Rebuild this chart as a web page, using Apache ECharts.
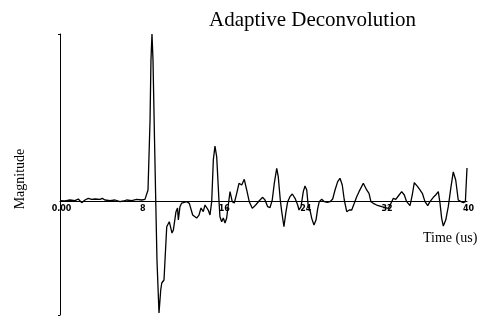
<!DOCTYPE html>
<html>
<head>
<meta charset="utf-8">
<title>Adaptive Deconvolution</title>
<script src="https://cdn.jsdelivr.net/npm/echarts@6/dist/echarts.min.js"></script>
<style>
  html, body { margin: 0; padding: 0; background: #fff; }
  #chart { width: 483px; height: 320px; }
</style>
</head>
<body>
<div id="chart"></div>
<script>
// Deconvolved trace: sample times (us) and normalised magnitude
const times = [
  0.00, 0.49, 0.98, 1.47, 1.80, 2.13, 2.46, 2.78, 3.11, 3.44, 3.60, 3.93, 4.16, 4.42,
  4.91, 5.41, 5.90, 6.22, 6.55, 7.05, 7.54, 8.03, 8.35, 8.52,
  8.65, 8.85, 8.94, 9.04, 9.14, 9.29, 9.41, 9.53, 9.73, 9.90, 10.00, 10.22, 10.49, 10.74,
  11.01, 11.14, 11.40, 11.55, 11.63, 11.79, 11.96, 12.12, 12.45, 12.71, 13.04, 13.43,
  13.66, 13.86, 14.08, 14.25, 14.42, 14.57, 14.74, 14.91, 15.07, 15.23, 15.40, 15.63,
  15.72, 15.89, 16.05, 16.22, 16.38, 16.54, 16.71, 16.93, 17.13, 17.37, 17.59, 17.86,
  18.11, 18.35, 18.60, 18.90, 19.23, 19.56, 19.92, 20.15, 20.41, 20.64, 20.86, 21.06,
  21.30, 21.45, 21.65, 21.79, 22.01, 22.21, 22.38, 22.60, 22.83, 23.10, 23.36, 23.49,
  23.69, 23.91, 24.08, 24.25, 24.40, 24.57, 24.74, 24.96, 25.16, 25.33, 25.48, 25.72,
  25.98, 26.27, 26.54, 26.80, 27.03, 27.29, 27.52, 27.74, 27.94, 28.18, 28.43, 28.67,
  28.92, 29.16, 29.39, 29.58, 29.81, 29.98, 30.14, 30.37, 30.56, 30.79, 31.12, 31.62,
  32.27, 32.60, 32.76, 33.00, 33.25, 33.58, 33.84, 34.07, 34.40, 34.62, 34.82, 34.99,
  35.15, 35.38, 35.61, 35.87, 36.14, 36.36, 36.69, 36.92, 37.18, 37.35, 37.51, 37.67,
  37.91, 38.16, 38.43, 38.65, 38.89, 39.14, 39.41, 39.64, 39.84, 40.00
];
const magnitude = [
  0.002, 0.000, 0.006, 0.002, 0.012, -0.010, 0.006, 0.016, 0.010, 0.012, 0.022, 0.010, 0.016, 0.006,
  0.002, 0.006, -0.004, 0.000, 0.006, 0.002, 0.010, 0.006, 0.010, 0.016,
  0.066, 0.485, 0.844, 1.000, 0.844, 0.365, 0.000, -0.353, -0.671, -0.533, -0.491, -0.473, -0.154, -0.124,
  -0.192, -0.174, -0.064, -0.042, -0.114, -0.034, -0.012, -0.004, -0.004, -0.014, -0.084, -0.102,
  -0.084, -0.042, -0.064, -0.024, -0.014, -0.054, -0.084, -0.004, 0.246, 0.329, 0.265, -0.004,
  -0.094, -0.124, -0.102, -0.132, -0.102, -0.024, 0.056, -0.004, -0.012, 0.046, 0.106, 0.096,
  0.130, 0.066, -0.004, -0.044, -0.024, 0.000, 0.022, 0.006, -0.034, -0.040, 0.006, 0.106,
  0.196, 0.146, 0.006, -0.064, -0.154, -0.064, -0.004, 0.026, 0.042, 0.016, -0.024, -0.054,
  -0.034, 0.056, 0.090, 0.066, -0.034, -0.054, -0.104, -0.144, -0.114, -0.044, -0.004, 0.010,
  -0.004, -0.008, -0.004, 0.012, 0.066, 0.116, 0.136, 0.096, 0.006, -0.064, -0.054, -0.054,
  -0.014, 0.026, 0.056, 0.046, 0.106, 0.096, 0.066, 0.046, -0.004, -0.014, -0.024, -0.034,
  -0.044, -0.004, 0.016, 0.010, 0.030, 0.056, 0.036, -0.004, -0.028, 0.036, 0.110, 0.116,
  0.086, 0.066, 0.046, -0.004, -0.028, -0.004, 0.022, 0.036, 0.056, -0.014, -0.104, -0.150,
  -0.114, -0.034, 0.086, 0.174, 0.126, 0.006, -0.004, -0.010, -0.004, 0.198
];
const timeTicks = [0, 8, 16, 24, 32, 40];
const yMin = -0.6826;
const yMax = 1.0;

const gridTop = 34;
const gridBottom = 5;
const chartHeight = 320;

// Distance from the plot's bottom edge up to the zero level, used to lift the time axis onto y = 0
const plotHeight = chartHeight - gridTop - gridBottom;
const zeroLift = plotHeight * (0 - yMin) / (yMax - yMin);

const chart = echarts.init(document.getElementById('chart'), null, { renderer: 'canvas' });

const serif = '"Liberation Serif", "Times New Roman", serif';

chart.setOption({
  backgroundColor: '#ffffff',
  animation: false,
  grid: {
    left: 60, right: 16, top: gridTop, bottom: gridBottom,
    containLabel: false, outerBoundsMode: 'none'
  },
  xAxis: {
    type: 'value',
    min: 0,
    max: 40,
    position: 'bottom',
    offset: -zeroLift,
    axisLine: { show: true, onZero: false, lineStyle: { color: '#000', width: 1 } },
    axisTick: { show: false, customValues: timeTicks },
    axisLabel: {
      customValues: timeTicks,
      formatter: v => (v === 0 ? '0.00' : String(v)),
      color: '#000',
      fontFamily: '"DejaVu Sans", sans-serif',
      fontWeight: 'bold',
      fontSize: 8,
      margin: 4,
      padding: [0, 0, 0, 3]
    },
    splitLine: { show: false }
  },
  yAxis: {
    type: 'value',
    min: yMin,
    max: yMax,
    axisLine: { show: true, onZero: false, lineStyle: { color: '#000', width: 1 } },
    axisTick: { show: true, customValues: [yMin, yMax], length: 2, lineStyle: { color: '#000' } },
    axisLabel: { show: false },
    splitLine: { show: false }
  },
  graphic: [
    {
      type: 'text', left: 209, top: 10,
      style: { text: 'Adaptive Deconvolution', fill: '#000', font: '21px ' + serif }
    },
    {
      type: 'text', left: 423, top: 231,
      style: { text: 'Time (us)', fill: '#000', font: '14px ' + serif }
    },
    {
      type: 'text', x: 20, y: 179, rotation: Math.PI / 2,
      style: { text: 'Magnitude', fill: '#000', font: '14px ' + serif, align: 'center', verticalAlign: 'middle' }
    }
  ],
  series: [{
    type: 'line',
    data: times.map((t, i) => [t, magnitude[i]]),
    showSymbol: false,
    smooth: false,
    clip: false,
    lineStyle: { color: '#000', width: 1.3 }
  }]
});
</script>
</body>
</html>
# # # # #
Problem details: Copy the whole listing above word for word but do not carry over the pictures.

Solution to this problem:
Rebuild this chart as a web page, using Apache ECharts.
<!DOCTYPE html>
<html>
<head>
<meta charset="utf-8">
<title>Adaptive Deconvolution</title>
<script src="https://cdn.jsdelivr.net/npm/echarts@6/dist/echarts.min.js"></script>
<style>
  html, body { margin: 0; padding: 0; background: #fff; }
  #chart { width: 483px; height: 320px; }
</style>
</head>
<body>
<div id="chart"></div>
<script>
// Deconvolved trace: sample times (us) and normalised magnitude
const times = [
  0.00, 0.49, 0.98, 1.47, 1.80, 2.13, 2.46, 2.78, 3.11, 3.44, 3.60, 3.93, 4.16, 4.42,
  4.91, 5.41, 5.90, 6.22, 6.55, 7.05, 7.54, 8.03, 8.35, 8.52,
  8.65, 8.85, 8.94, 9.04, 9.14, 9.29, 9.41, 9.53, 9.73, 9.90, 10.00, 10.22, 10.49, 10.74,
  11.01, 11.14, 11.40, 11.55, 11.63, 11.79, 11.96, 12.12, 12.45, 12.71, 13.04, 13.43,
  13.66, 13.86, 14.08, 14.25, 14.42, 14.57, 14.74, 14.91, 15.07, 15.23, 15.40, 15.63,
  15.72, 15.89, 16.05, 16.22, 16.38, 16.54, 16.71, 16.93, 17.13, 17.37, 17.59, 17.86,
  18.11, 18.35, 18.60, 18.90, 19.23, 19.56, 19.92, 20.15, 20.41, 20.64, 20.86, 21.06,
  21.30, 21.45, 21.65, 21.79, 22.01, 22.21, 22.38, 22.60, 22.83, 23.10, 23.36, 23.49,
  23.69, 23.91, 24.08, 24.25, 24.40, 24.57, 24.74, 24.96, 25.16, 25.33, 25.48, 25.72,
  25.98, 26.27, 26.54, 26.80, 27.03, 27.29, 27.52, 27.74, 27.94, 28.18, 28.43, 28.67,
  28.92, 29.16, 29.39, 29.58, 29.81, 29.98, 30.14, 30.37, 30.56, 30.79, 31.12, 31.62,
  32.27, 32.60, 32.76, 33.00, 33.25, 33.58, 33.84, 34.07, 34.40, 34.62, 34.82, 34.99,
  35.15, 35.38, 35.61, 35.87, 36.14, 36.36, 36.69, 36.92, 37.18, 37.35, 37.51, 37.67,
  37.91, 38.16, 38.43, 38.65, 38.89, 39.14, 39.41, 39.64, 39.84, 40.00
];
const magnitude = [
  0.002, 0.000, 0.006, 0.002, 0.012, -0.010, 0.006, 0.016, 0.010, 0.012, 0.022, 0.010, 0.016, 0.006,
  0.002, 0.006, -0.004, 0.000, 0.006, 0.002, 0.010, 0.006, 0.010, 0.016,
  0.066, 0.485, 0.844, 1.000, 0.844, 0.365, 0.000, -0.353, -0.671, -0.533, -0.491, -0.473, -0.154, -0.124,
  -0.192, -0.174, -0.064, -0.042, -0.114, -0.034, -0.012, -0.004, -0.004, -0.014, -0.084, -0.102,
  -0.084, -0.042, -0.064, -0.024, -0.014, -0.054, -0.084, -0.004, 0.246, 0.329, 0.265, -0.004,
  -0.094, -0.124, -0.102, -0.132, -0.102, -0.024, 0.056, -0.004, -0.012, 0.046, 0.106, 0.096,
  0.130, 0.066, -0.004, -0.044, -0.024, 0.000, 0.022, 0.006, -0.034, -0.040, 0.006, 0.106,
  0.196, 0.146, 0.006, -0.064, -0.154, -0.064, -0.004, 0.026, 0.042, 0.016, -0.024, -0.054,
  -0.034, 0.056, 0.090, 0.066, -0.034, -0.054, -0.104, -0.144, -0.114, -0.044, -0.004, 0.010,
  -0.004, -0.008, -0.004, 0.012, 0.066, 0.116, 0.136, 0.096, 0.006, -0.064, -0.054, -0.054,
  -0.014, 0.026, 0.056, 0.046, 0.106, 0.096, 0.066, 0.046, -0.004, -0.014, -0.024, -0.034,
  -0.044, -0.004, 0.016, 0.010, 0.030, 0.056, 0.036, -0.004, -0.028, 0.036, 0.110, 0.116,
  0.086, 0.066, 0.046, -0.004, -0.028, -0.004, 0.022, 0.036, 0.056, -0.014, -0.104, -0.150,
  -0.114, -0.034, 0.086, 0.174, 0.126, 0.006, -0.004, -0.010, -0.004, 0.198
];
const timeTicks = [0, 8, 16, 24, 32, 40];
const yMin = -0.6826;
const yMax = 1.0;

const gridTop = 34;
const gridBottom = 5;
const chartHeight = 320;

// Distance from the plot's bottom edge up to the zero level, used to lift the time axis onto y = 0
const plotHeight = chartHeight - gridTop - gridBottom;
const zeroLift = plotHeight * (0 - yMin) / (yMax - yMin);

const chart = echarts.init(document.getElementById('chart'), null, { renderer: 'canvas' });

const serif = '"Liberation Serif", "Times New Roman", serif';

chart.setOption({
  backgroundColor: '#ffffff',
  animation: false,
  grid: {
    left: 60, right: 16, top: gridTop, bottom: gridBottom,
    containLabel: false, outerBoundsMode: 'none'
  },
  xAxis: {
    type: 'value',
    min: 0,
    max: 40,
    position: 'bottom',
    offset: -zeroLift,
    axisLine: { show: true, onZero: false, lineStyle: { color: '#000', width: 1 } },
    axisTick: { show: false, customValues: timeTicks },
    axisLabel: {
      customValues: timeTicks,
      formatter: v => (v === 0 ? '0.00' : String(v)),
      color: '#000',
      fontFamily: '"DejaVu Sans", sans-serif',
      fontWeight: 'bold',
      fontSize: 8,
      margin: 4,
      padding: [0, 0, 0, 3]
    },
    splitLine: { show: false }
  },
  yAxis: {
    type: 'value',
    min: yMin,
    max: yMax,
    axisLine: { show: true, onZero: false, lineStyle: { color: '#000', width: 1 } },
    axisTick: { show: true, customValues: [yMin, yMax], length: 2, lineStyle: { color: '#000' } },
    axisLabel: { show: false },
    splitLine: { show: false }
  },
  graphic: [
    {
      type: 'text', left: 209, top: 10,
      style: { text: 'Adaptive Deconvolution', fill: '#000', font: '21px ' + serif }
    },
    {
      type: 'text', left: 423, top: 231,
      style: { text: 'Time (us)', fill: '#000', font: '14px ' + serif }
    },
    {
      type: 'text', x: 20, y: 179, rotation: Math.PI / 2,
      style: { text: 'Magnitude', fill: '#000', font: '14px ' + serif, align: 'center', verticalAlign: 'middle' }
    }
  ],
  series: [{
    type: 'line',
    data: times.map((t, i) => [t, magnitude[i]]),
    showSymbol: false,
    smooth: false,
    clip: false,
    lineStyle: { color: '#000', width: 1.3 }
  }]
});
</script>
</body>
</html>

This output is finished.